Excuses des supporteurs français

Cette interdiction concerne un match capital pour l’avenir européen des deux formations : la rencontre de cette dernière journée de la phase de groupe de la Ligue des champions permettra de déterminer qui de Lens ou Séville terminera 3e et poursuivra ainsi sa route en Ligue Europa. Ce qui n’a pas empêché le groupe ultra lensois des Red Tigers de soutenir leurs adversaires d’un soir : «Vous méprisez le football et ses supporteurs sur des bases classistes et populistes, ont-ils fustigé dans un communiqué adressé à Darmanin, et cet arrêté d’interdiction de déplacement pris à l’encontre des supporteurs sévillans sert uniquement à masquer votre incapacité à organiser et encadrer des événements sportifs», le groupe rappelant le fiasco au Stade de France lors de la finale de Ligue des champions en 2022.
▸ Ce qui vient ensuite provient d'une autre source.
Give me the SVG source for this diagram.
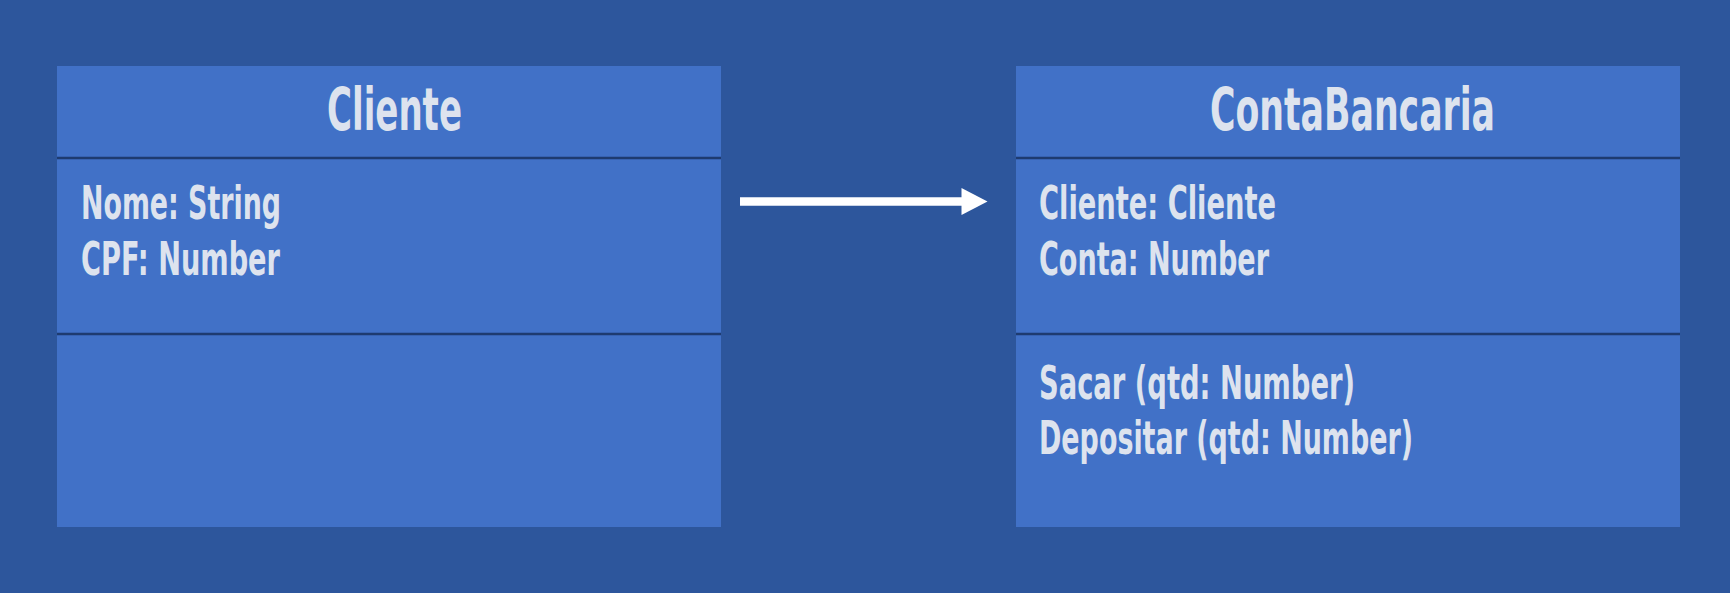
<svg xmlns="http://www.w3.org/2000/svg" width="1730" height="593" viewBox="0 0 1730 593">
<style>
.bg{fill:#2d569c}
.box{fill:#4171c7}
.div{stroke:#1e3b70;stroke-width:2.5}
.t{font-family:"Liberation Sans Narrow","DejaVu Sans Condensed","Liberation Sans",sans-serif;font-weight:bold;fill:#dde3ee}
.title{font-size:59px}
.attr{font-size:46px}
.conn{stroke:#ffffff;stroke-width:8.5;fill:none}
</style>
<defs>
<marker id="arrow" markerUnits="userSpaceOnUse" markerWidth="27" markerHeight="27" refX="4.5" refY="13.5" orient="auto" overflow="visible">
<path d="M0,0 L26,13.5 L0,27 Z" fill="#ffffff"/>
</marker>
</defs>
<rect class="bg" x="0" y="0" width="1730" height="593"/>
<g id="Cliente">
<rect class="box" x="57" y="66" width="664" height="461"/>
<line class="div" x1="57" y1="158" x2="721" y2="158"/>
<line class="div" x1="57" y1="334" x2="721" y2="334"/>
<text class="t title" x="327" y="130" textLength="135" lengthAdjust="spacingAndGlyphs">Cliente</text>
<text class="t attr" x="81" y="219" textLength="200" lengthAdjust="spacingAndGlyphs">Nome: String</text>
<text class="t attr" x="81" y="275" textLength="199" lengthAdjust="spacingAndGlyphs">CPF: Number</text>
</g>
<g id="ContaBancaria">
<rect class="box" x="1016" y="66" width="664" height="461"/>
<line class="div" x1="1016" y1="158" x2="1680" y2="158"/>
<line class="div" x1="1016" y1="334" x2="1680" y2="334"/>
<text class="t title" x="1210" y="130" textLength="285" lengthAdjust="spacingAndGlyphs">ContaBancaria</text>
<text class="t attr" x="1039" y="219" textLength="237" lengthAdjust="spacingAndGlyphs">Cliente: Cliente</text>
<text class="t attr" x="1039" y="275" textLength="230" lengthAdjust="spacingAndGlyphs">Conta: Number</text>
<text class="t attr" x="1039" y="399" textLength="316" lengthAdjust="spacingAndGlyphs">Sacar (qtd: Number)</text>
<text class="t attr" x="1039" y="454" textLength="374" lengthAdjust="spacingAndGlyphs">Depositar (qtd: Number)</text>
</g>
<g id="connectors">
<line class="conn" x1="740" y1="201.5" x2="966" y2="201.5" marker-end="url(#arrow)"/>
</g>
</svg>
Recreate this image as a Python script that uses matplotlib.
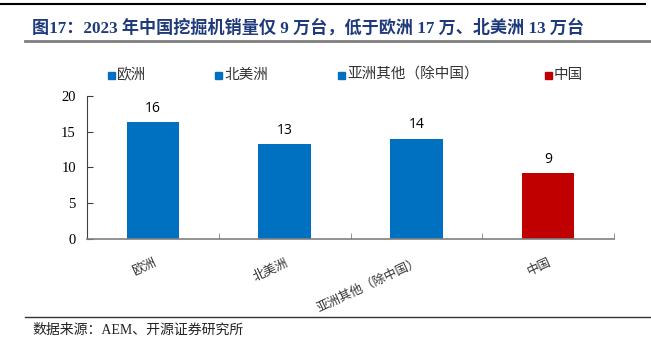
import matplotlib
matplotlib.use("Agg")
import matplotlib.pyplot as plt
from matplotlib.patches import Rectangle
import numpy as np

categories = ["欧洲", "北美洲", "亚洲其他（除中国）", "中国"]
values = [16.3, 13.2, 14.0, 9.2]
colors = ["#0070C0", "#0070C0", "#0070C0", "#C00000"]
yticks = [0, 5, 10, 15, 20]
title = "图17：2023 年中国挖掘机销量仅 9 万台，低于欧洲 17 万、北美洲 13 万台"
source = "数据来源：AEM、开源证券研究所"

CJK = ["Noto Sans CJK SC", "DejaVu Sans"]
SERIF_CJK = ["Liberation Serif", "Noto Sans CJK SC"]
plt.rcParams["font.family"] = CJK

fig = plt.figure(figsize=(6.51, 3.51), dpi=100)
ax = fig.add_axes([87/651, 1-239/351, (614-87)/651, (239-95.7)/351])

x = np.arange(len(categories))
for i, (c, v, col) in enumerate(zip(categories, values, colors)):
    ax.bar(x[i], v, width=0.4, color=col, label=c, zorder=2)
    ax.text(x[i], v + 0.9, f"{v:.0f}", ha="center", va="bottom",
            fontsize=10, family=["Open Sans", "DejaVu Sans"], color="#000000")

ax.set_xlim(-0.5, len(categories) - 0.5)
ax.set_ylim(0, 20)
ax.set_yticks(yticks)
ax.set_yticklabels([str(t) for t in yticks], family="Liberation Serif", fontsize=10.5)
ax.tick_params(axis="y", direction="in", length=4, pad=8, color="#404040")
ax.set_xticks(x)
ax.set_xticklabels(categories, rotation=25, ha="right", rotation_mode="anchor",
                   fontsize=9, color="#333333")
ax.tick_params(axis="x", which="major", length=0, pad=12)
ax.set_xticks(np.arange(-0.5, len(categories)), minor=True)
ax.tick_params(axis="x", which="minor", direction="in", length=4, color="#808080")
for s in ["top", "right"]:
    ax.spines[s].set_visible(False)
ax.spines["bottom"].set_color("#808080")
ax.spines["bottom"].set_linewidth(1.2)
ax.spines["left"].set_color("#404040")

# legend (manual layout to match spacing)
legend_x = [108, 215, 338, 545]
ly = 1 - 75/351
for lx, c, col in zip(legend_x, categories, colors):
    fig.add_artist(Rectangle((lx/651, ly - 3.5/351), 7/651, 7/351,
                             transform=fig.transFigure, color=col))
    fig.text((lx + 9)/651, ly, c, fontsize=10.5, color="#333333",
             va="center", ha="left")

# header line
fig.add_artist(plt.Line2D([0, 645/651], [1-3.5/351, 1-3.5/351], color="#000000", lw=1.5))
# title
fig.text(32/651, 1-28/351, title, fontsize=12.3, fontweight="bold",
         color="#1F3A7A", family=SERIF_CJK, va="center", ha="left")
fig.add_artist(plt.Line2D([25/651, 1], [1-41/351, 1-41/351], color="#7F7F7F", lw=2))
# bottom line and source
fig.add_artist(plt.Line2D([25/651, 1], [1-317/351, 1-317/351], color="#333333", lw=1))
fig.text(32/651, 1-330/351, source, fontsize=10, family=SERIF_CJK,
         color="#222222", va="center", ha="left")

fig.savefig("out.png", dpi=100)
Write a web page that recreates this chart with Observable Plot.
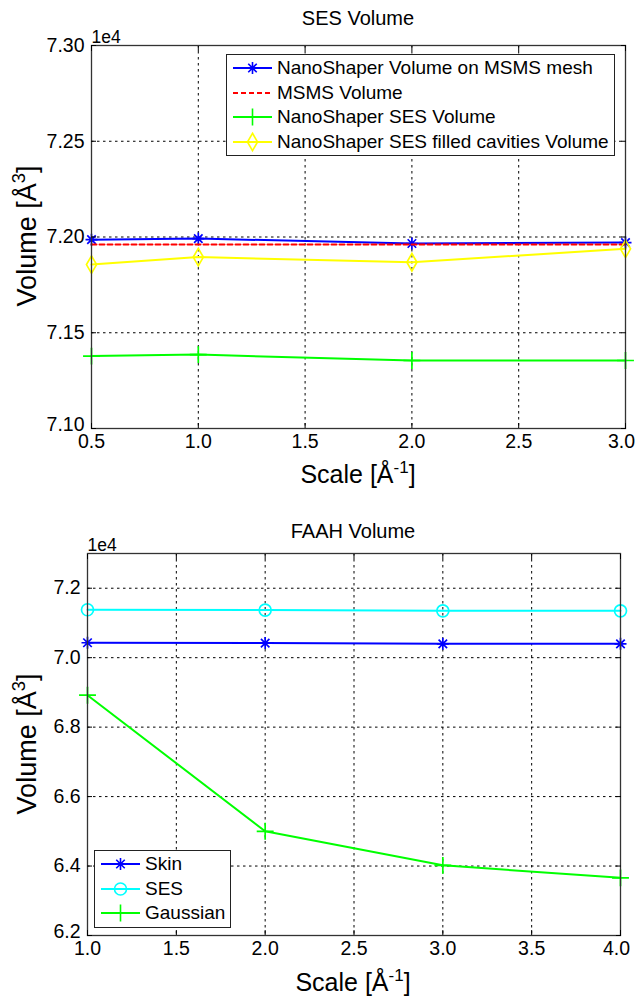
<!DOCTYPE html>
<html><head><meta charset="utf-8">
<script src="https://cdn.jsdelivr.net/npm/d3@7"></script>
<script src="https://cdn.jsdelivr.net/npm/@observablehq/plot@0.6"></script>
<style>
body{margin:0;background:#fff;font-family:"Liberation Sans",Arial,sans-serif;color:#000;}
#wrap{position:relative;width:635px;height:1001px;overflow:hidden;}
.abs{position:absolute;}
.title{font-size:20px;transform:translate(-50%,-50%);white-space:nowrap;}
.xlab{font-size:25px;transform:translate(-50%,-50%);white-space:nowrap;}
.ylab{font-size:27px;transform:translate(-50%,-50%) rotate(-90deg);white-space:nowrap;}
sup{font-size:0.68em;vertical-align:0.55em;line-height:0;}
.legend{border:1px solid #222;background:#fff;font-size:19px;box-sizing:border-box;}
.row{position:absolute;left:0;height:24px;display:flex;align-items:center;white-space:nowrap;}
</style></head><body><div id="wrap"></div>
<script>
// ---- data: SES Volume (values in Å^3) ----
const sesScale = [0.5, 1.0, 2.0, 3.0];
const nsOnMsms = [71986, 71992, 71966, 71971];
const msmsVol = [71961, 71961, 71961, 71961];
const nsSes = [71378, 71386, 71355, 71355];
const nsSesFilled = [71856, 71895, 71868, 71938];
const sesNames = ["NanoShaper Volume on MSMS mesh", "MSMS Volume", "NanoShaper SES Volume", "NanoShaper SES filled cavities Volume"];
const sesXTicks = [0.5, 1.0, 1.5, 2.0, 2.5, 3.0];
const sesYTicks = [71000, 71500, 72000, 72500, 73000];

// ---- data: FAAH Volume ----
const faahScale = [1, 2, 3, 4];
const skinVol = [70430, 70420, 70400, 70400];
const sesVol = [71380, 71370, 71350, 71350];
const gaussVol = [68920, 65000, 64020, 63660];
const faahNames = ["Skin", "SES", "Gaussian"];
const faahXTicks = [1.0, 1.5, 2.0, 2.5, 3.0, 3.5, 4.0];
const faahYTicks = [62000, 64000, 66000, 68000, 70000, 72000];

// 8-spoke asterisk like MATLAB '*'
const star8 = {draw(ctx, size) {
  const r = Math.sqrt(size / Math.PI);
  for (const a of [0, 45, 90, 135]) {
    const c = Math.cos(a * Math.PI / 180) * r, s = Math.sin(a * Math.PI / 180) * r;
    ctx.moveTo(-c, -s); ctx.lineTo(c, s);
  }
}};

const FONT = '"Liberation Sans", Arial, sans-serif';
const wrap = document.getElementById("wrap");

function chart({xs, series, xDomain, yDomain, xTicks, yTicks, xFmt, yFmt, height, margin}) {
  const grid = {stroke: "#000", strokeOpacity: 1, strokeDasharray: "2.5,3.5", strokeWidth: 1};
  const marks = [
    Plot.gridX(xTicks, grid),
    Plot.gridY(yTicks, grid)
  ];
  for (const s of series) {
    const rows = xs.map((x, i) => ({x, y: s.values[i]}));
    marks.push(Plot.line(rows, {x: "x", y: "y", stroke: s.color, strokeWidth: 2, strokeDasharray: s.dash || null}));
    if (s.symbol) marks.push(Plot.dot(rows, {x: "x", y: "y", stroke: s.color, symbol: s.symbol, r: s.r, strokeWidth: 1.7}));
  }
  const lastX = xTicks[xTicks.length - 1];
  marks.push(
    Plot.frame({stroke: "#333", strokeWidth: 1.3}),
    Plot.axisX(xTicks.slice(0, -1), {anchor: "bottom", tickSize: 0, tickPadding: 6, tickFormat: xFmt, label: null}),
    Plot.axisX([lastX], {anchor: "bottom", tickSize: 0, tickPadding: 6, tickFormat: xFmt, label: null, dx: -4}),
    Plot.axisX(xTicks, {anchor: "bottom", tickSize: -5, tickFormat: () => "", label: null}),
    Plot.axisX(xTicks, {anchor: "top", tickSize: -5, tickFormat: () => "", label: null}),
    Plot.axisY(yTicks.slice(1), {anchor: "left", tickSize: 0, tickPadding: 7, tickFormat: yFmt, label: null}),
    Plot.axisY(yTicks.slice(0, 1), {anchor: "left", tickSize: 0, tickPadding: 7, tickFormat: yFmt, label: null, dy: -4}),
    Plot.axisY(yTicks, {anchor: "left", tickSize: -5, tickFormat: () => "", label: null}),
    Plot.axisY(yTicks, {anchor: "right", tickSize: -5, tickFormat: () => "", label: null}),
    Plot.text(["1e4"], {text: d => d, frameAnchor: "top-left", textAnchor: "start", lineAnchor: "bottom", dy: -3, fontSize: 17.5})
  );
  return Plot.plot({
    width: 635, height,
    marginTop: margin[0], marginRight: margin[1], marginBottom: margin[2], marginLeft: margin[3],
    x: {domain: xDomain},
    y: {domain: yDomain},
    style: {fontSize: "19.5px", fontFamily: FONT, background: "transparent", color: "#000", overflow: "visible"},
    marks
  });
}

function place(el, left, topPx) { el.classList.add("abs"); el.style.left = left + "px"; el.style.top = topPx + "px"; wrap.appendChild(el); return el; }
function html(cls, content, x, y) { const d = document.createElement("div"); d.className = cls; d.innerHTML = content; return place(d, x, y); }

function legend(entries, left, topPx, width, height, firstRow) {
  const box = document.createElement("div");
  box.className = "legend";
  box.style.width = width + "px"; box.style.height = height + "px";
  entries.forEach((e, i) => {
    const row = document.createElement("div");
    row.className = "row";
    row.style.top = (firstRow + i * 24.7 - 12 - 1) + "px";
    const svg = d3.create("svg").attr("width", 48).attr("height", 24).style("overflow", "visible");
    svg.append("line").attr("x1", 6).attr("x2", 45).attr("y1", 12).attr("y2", 12)
      .attr("stroke", e.color).attr("stroke-width", 2).attr("stroke-dasharray", e.dash || null);
    if (e.symbol) svg.append("path").attr("transform", "translate(25.5,12)")
      .attr("d", d3.symbol().type(e.symbol).size(e.r * e.r * Math.PI)())
      .attr("fill", "none").attr("stroke", e.color).attr("stroke-width", 1.6);
    row.appendChild(svg.node());
    const t = document.createElement("span");
    t.textContent = e.name; t.style.marginLeft = "2px";
    row.appendChild(t);
    box.appendChild(row);
  });
  place(box, left, topPx);
}

// ---- top chart ----
const sesSeries = [
  {name: sesNames[0], values: nsOnMsms, color: "#0000ff", symbol: star8, r: 6},
  {name: sesNames[1], values: msmsVol, color: "#ff0000", dash: "5,3"},
  {name: sesNames[2], values: nsSes, color: "#00ff00", symbol: d3.symbolPlus, r: 5.5},
  {name: sesNames[3], values: nsSesFilled, color: "#ffff00", symbol: d3.symbolDiamond, r: 5.3}
];
const sesChart = chart({
  xs: sesScale, series: sesSeries, xDomain: [0.5, 3], yDomain: [71000, 73000],
  xTicks: sesXTicks, yTicks: sesYTicks,
  xFmt: d => d.toFixed(1), yFmt: d => (d / 1e4).toFixed(2),
  height: 490, margin: [45, 10, 62, 91]
});
place(sesChart, 0, 0);

// ---- bottom chart ----
const faahSeries = [
  {name: faahNames[0], values: skinVol, color: "#0000ff", symbol: star8, r: 6},
  {name: faahNames[1], values: sesVol, color: "#00ffff", symbol: d3.symbolCircle, r: 6},
  {name: faahNames[2], values: gaussVol, color: "#00ff00", symbol: d3.symbolPlus, r: 5.5}
];
const faahChart = chart({
  xs: faahScale, series: faahSeries, xDomain: [1, 4], yDomain: [62000, 73000],
  xTicks: faahXTicks, yTicks: faahYTicks,
  xFmt: d => d.toFixed(1), yFmt: d => (d / 1e4).toFixed(1),
  height: 511, margin: [63, 15, 66, 87]
});
place(faahChart, 0, 490);

// titles and labels
html("title", "SES Volume", 358, 18);
html("title", "FAAH Volume", 353, 531);
html("xlab", "Scale [Å<sup>-1</sup>]", 358, 474);
html("xlab", "Scale [Å<sup>-1</sup>]", 353, 982);
html("ylab", "Volume [Å<sup>3</sup>]", 27, 236);
html("ylab", "Volume [Å<sup>3</sup>]", 27, 744);

legend(sesSeries, 226, 54, 389, 102, 14);
legend(faahSeries, 94, 850, 137, 78, 14);
</script></body></html>
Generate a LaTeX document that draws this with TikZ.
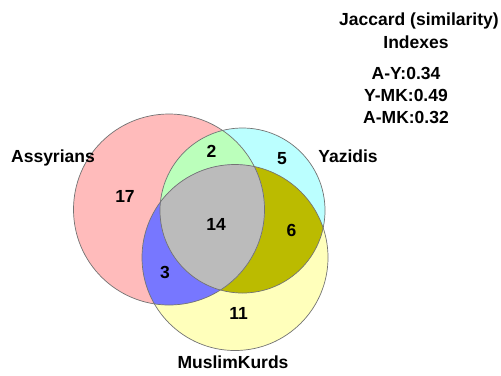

Mais la décision intervient après que le gouvernement a décidé d’accélérer sur les punitions collectives, la ministre des Sports, Amélie Oudéa-Castéra, s’étant même déclarée mardi favorable à «un moratoire sur les déplacements de supporteurs», d’ici au 18 décembre. Elle «a pris cette position après m’avoir consulté avec le président de la Ligue [de football professionnel] pour créer un électrochoc», a tenté de justifier ce dimanche Gérald Darmanin, à moins de huit mois du coup d’envoi des Jeux olympiques à Paris. Un «électrochoc» dont les centaines de supporteurs espagnols, qui n’ont commis aucun délit et ont dépensé une certaine somme pour voir leur équipe jouer au football, se seraient bien passé. Sur X, l’Association nationale des supporteurs française a en tout cas apporté son soutien aux fans espagnols : «Chers amis de Séville, nous nous excusons au nom du football français.»